The research shows an acceleration in outbound investment as governments look to secure energy supply and reduce exposure to policy uncertainty in the United States.

A report released on Monday by the China Environment Forum (CEF) shows an 80 per cent increase in Chinese cleantech commitments in a single year. China now dominates global manufacturing and finance for solar panels, batteries, electric vehicles and grid infrastructure, with capital flowing across Asia, Africa, Latin America, the Middle East and parts of Europe.
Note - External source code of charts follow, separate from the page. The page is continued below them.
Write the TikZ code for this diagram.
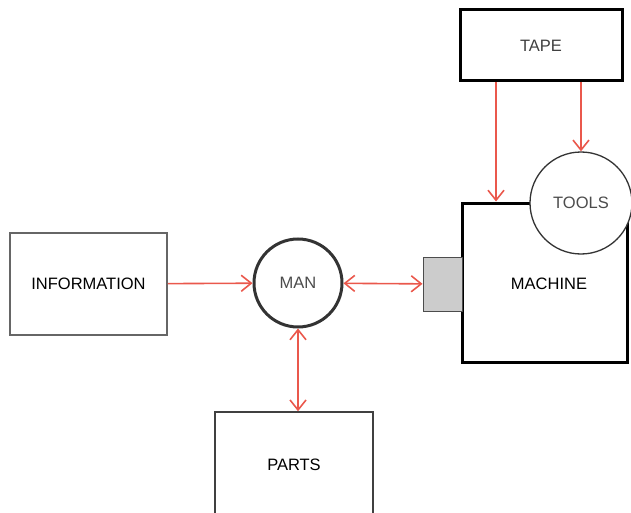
\documentclass[tikz,border=0pt]{standalone}
\usepackage{fontspec}
\setmainfont{Liberation Sans}
\usetikzlibrary{shapes.geometric, arrows.meta}
\definecolor{arrowred}{RGB}{234,88,76}
\begin{document}
\begin{tikzpicture}[x=1pt, y=-1pt, font=\fontsize{16.5}{19}\selectfont]
\tikzstyle{box}=[rectangle, draw=black!75, line width=1.5pt, fill=white, inner sep=0pt]
\tikzstyle{thickbox}=[rectangle, draw=black, line width=3pt, fill=white, inner sep=0pt]
\tikzstyle{ring}=[circle, draw=black!80, fill=white, inner sep=0pt]
\tikzstyle{arrow}=[draw=arrowred, line width=1.6pt, -{Straight Barb[length=10pt, width=16pt]}]
\tikzstyle{darrow}=[draw=arrowred, line width=1.6pt, {Straight Barb[length=10pt, width=16pt]}-{Straight Barb[length=10pt, width=16pt]}]

\useasboundingbox (0,0) rectangle (631,513);

\node (tape) [thickbox, minimum width=162, minimum height=71, text=black!75] at (541,45.5) {TAPE};
\node (machine) [thickbox, minimum width=165, minimum height=159] at (544.5,282.5) {};
\node (machinelabel) at (549,284) {MACHINE};
\node (tools) [ring, line width=1.3pt, minimum size=102, text=black!70] at (581,203) {TOOLS};
\node (holder) [rectangle, draw=black!70, line width=1pt, fill=black!20, minimum width=39, minimum height=54] at (442.5,284) {};
\node (info) [box, draw=black!60, minimum width=157, minimum height=102] at (88.5,284) {INFORMATION};
\node (man) [ring, line width=3pt, minimum size=88, text=black!70] at (298,283) {MAN};
\node (parts) [box, minimum width=158, minimum height=106] at (294,465) {PARTS};

\draw [arrow] (info) -- (man);
\draw [darrow] (man) -- (holder);
\draw [darrow] (man) -- (man.south |- parts.north);
\draw [arrow] ([xshift=-45]tape.south) -- ([xshift=-45]tape.south |- machine.north);
\draw [arrow] (tools.north |- tape.south) -- (tools.north);

\end{tikzpicture}
\end{document}
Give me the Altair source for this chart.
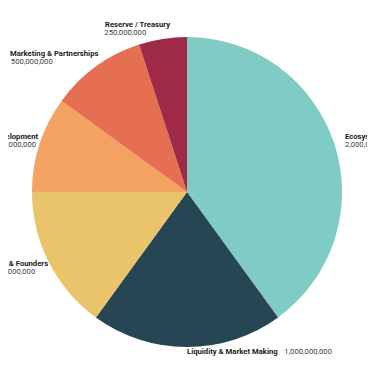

Many governments are using industrial policy to lock in domestic economic returns. Tools such as fast-tracked approvals, local content rules and import restrictions are pushing Chinese firms to build production capacity, research centres and industrial parks in host markets.

Brazil is developing a net zero industrial park led by Envision Energy and has seen BYD open a US$1 billion electric vehicle plant targeting regional exports. Chile is moving ahead with a US$4 billion grid acquisition and expansion through China Southern Power Grid, while Indonesia has started work on CATL’s US$6 billion battery project covering mining through to recycling.

China’s cleantech push is also extending into Europe, the Middle East and Africa. Spain has broken ground on a €4.1 billion CATL–Stellantis gigafactory.

Saudi Arabia has agreed with Chinese partners to produce 20 gigawatts of solar ingots and wafers a year, while Morocco is preparing a US$5.6 billion battery plant aimed at European and Middle Eastern markets. Nigeria has secured a US$8.27 billion green hydrogen partnership with LONGi, and Chinese-backed wind and hydropower projects have been completed in Laos and Peru.

The CEF report says host countries benefit from lower power costs, job creation and faster emissions reductions, but warns that concentrated inflows raise risks around industrial dependence and policy autonomy.

“China’s cleantech makers are now looking much more to overseas markets, as demand at home stabilises and the global energy transition speeds up. And that’s where the dilemma kicks in,” said Muyi Yang, senior energy analyst at Ember.

“Almost everyone agrees you can’t hit climate goals without working with China,” Yang said, adding that concerns over over-reliance were growing. She argued the priority was diversification, warning that countries delaying domestic industry development risk falling further behind Chinese competitors.